Is Apple’s iCloud a game-changer? No, it just moves the goalposts that Google, Microsoft and Amazon.com have already been using, writes ARTHUR GOLDSTUCK
The goalposts in the gadget game moved once more this week, as it always tends to do when Apple CEO Steve Jobs makes an announcement. But, as is also usually the case, the worshipping hype hides the mundane truth that lurks beneath. The new goalposts are planted in the playing field called the Cloud. That is one of the greatest misnomers of all time, since it represents information stored in bunker-like data centres where back-up generators and military-grade security are as important as computer storage capacity. For consumers, the cloud equals Web-based applications and services. For the corporation, it means software applications and data accessed via the Internet. If they called it the Vault, everyone would understand it better. Or, perhaps, the iCloud. That’s what Jobs did this week, announcing a service that synchronises all information stored on Apple devices with the Cloud. As is also usually the case, it’s in the branding and the marketing that Apple has really changed the game. Suddenly, the Cloud all makes sense. The truth that lies beneath, however, is that Apple is very late to the Cloud game. Kick-off came several years ago. Three of the biggest technology brands in the world have already blazed the trail: * Google has developed its Cloud-based mail service, Gmail, into a broad offering that includes document creation and storage in the Cloud, not to mention synchronisation of a wide range of applications residing on ordinary gadgets. Please note: gadgets of any brand. * Microsoft offers a Cloud storage and synchronisation service called SkyDrive, which is designed to back up Microsoft Office documents, but is open to all applications as well as to all Internet users.
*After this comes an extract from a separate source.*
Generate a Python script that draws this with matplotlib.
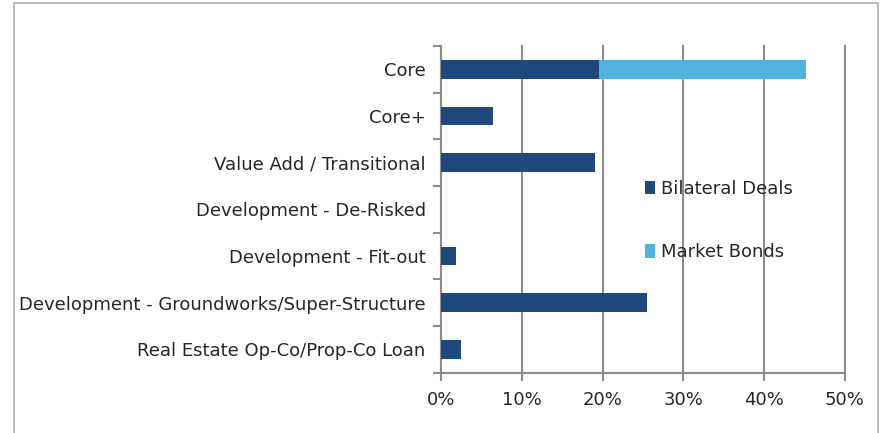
import matplotlib

matplotlib.use("Agg")
import matplotlib.pyplot as plt  # noqa: E402
from matplotlib.patches import Rectangle  # noqa: E402
from matplotlib.ticker import FuncFormatter, FixedLocator  # noqa: E402

categories = ["Core", "Core+", "Value Add / Transitional",
              "Development - De-Risked", "Development - Fit-out",
              "Development - Groundworks/Super-Structure",
              "Real Estate Op-Co/Prop-Co Loan"]
bilateral = [19.5, 6.4, 19.1, 0.0, 1.9, 25.5, 2.5]
market_bonds = [25.7, 0.0, 0.0, 0.0, 0.0, 0.0, 0.0]
series_names = ["Bilateral Deals", "Market Bonds"]
xticks = [0, 10, 20, 30, 40, 50]

DARK = "#1f497d"
LIGHT = "#4fb3de"
GRID = "#8c8c8c"
TEXT = "#262626"
FS = 13

plt.rcParams["font.family"] = ["DejaVu Sans"]

W, H = 881, 433
fig = plt.figure(figsize=(W / 100, H / 100), dpi=100)
fig.patches.append(Rectangle((14 / W, -0.1), (878 - 14) / W, 1.1 - 3 / H,
                             transform=fig.transFigure, fill=False,
                             edgecolor="#b0b0b0", lw=1.2))

ax = fig.add_axes([441 / W, 1 - 372.5 / H, (845 - 441) / W, (372.5 - 46) / H])
y = list(range(len(categories)))
ax.barh(y, bilateral, height=0.4, color=DARK, label=series_names[0], zorder=3)
ax.barh(y, market_bonds, left=bilateral, height=0.4, color=LIGHT,
        label=series_names[1], zorder=3)

ax.set_xlim(0, 50)
ax.set_ylim(len(categories) - 0.5, -0.5)
ax.xaxis.set_major_locator(FixedLocator(xticks))
ax.xaxis.set_major_formatter(FuncFormatter(lambda v, _: f"{v:.0f}%"))
ax.grid(axis="x", color=GRID, lw=1.5, zorder=0)
for line in ax.get_xgridlines():
    line.set_clip_on(False)

# category labels at centres, tick marks at boundaries (Excel style)
ax.set_yticks(y)
ax.set_yticklabels(categories)
ax.tick_params(axis="y", length=0, pad=11, labelsize=FS, labelcolor=TEXT)
ax.set_yticks([i - 0.5 for i in range(len(categories) + 1)], minor=True)
ax.tick_params(axis="y", which="minor", length=6, width=1.5, color=GRID)
ax.tick_params(axis="x", length=6, width=1.5, color=GRID, labelsize=FS,
               labelcolor=TEXT, pad=7)

for side in ("top", "right"):
    ax.spines[side].set_visible(False)
for side in ("left", "bottom"):
    ax.spines[side].set_color(GRID)
    ax.spines[side].set_linewidth(1.5)

ax.legend(loc="upper left", bbox_to_anchor=((629 - 441) / (845 - 441), 0.64),
          frameon=False, fontsize=FS, handlelength=0.55, handleheight=0.8,
          handletextpad=0.3, labelspacing=2.5, labelcolor=TEXT)

fig.savefig("out.png", dpi=100)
With its new Windows Phone Mango operating system, Microsoft also allows photos to be stored on SkyDrive via e-mail, text, and even instant messaging. Videos can be uploaded to the cloud directly from the phone.
* Amazon.com offers developers, site owners, businesses and consumers a Cloud hosting service called S3, which stands for Simple Storage Server.
The latter perhaps best sums up the benefits and posiblities of the Cloud: ‚Amazon S3 provides a simple web services interface that can be used to store and retrieve any amount of data, at any time, from anywhere on the web. It gives any developer access to the same highly scalable, reliable, secure, fast, inexpensive infrastructure that Amazon uses to run its own global network of web sites. The service aims to maximize benefits of scale and to pass those benefits on to developers.‚
Microsoft’s SkyDrive is a game changer for a different reason: it offers 25GB of free storage, even more than Google, with no strings attached.
These three services all have one thing in common: anyone can use them, and any gadget can be synchronised with them, regardless of whether their names start with an ‚i‚ or not. Apple’s vision of the Cloud is one where you buy a ticket to their game, and bring only their gadgets to the game. There’s no doubt it will make for a better synchronised game, but it’s the adult equivalent of the kid who takes his ball home when others won’t play by his very personal rules.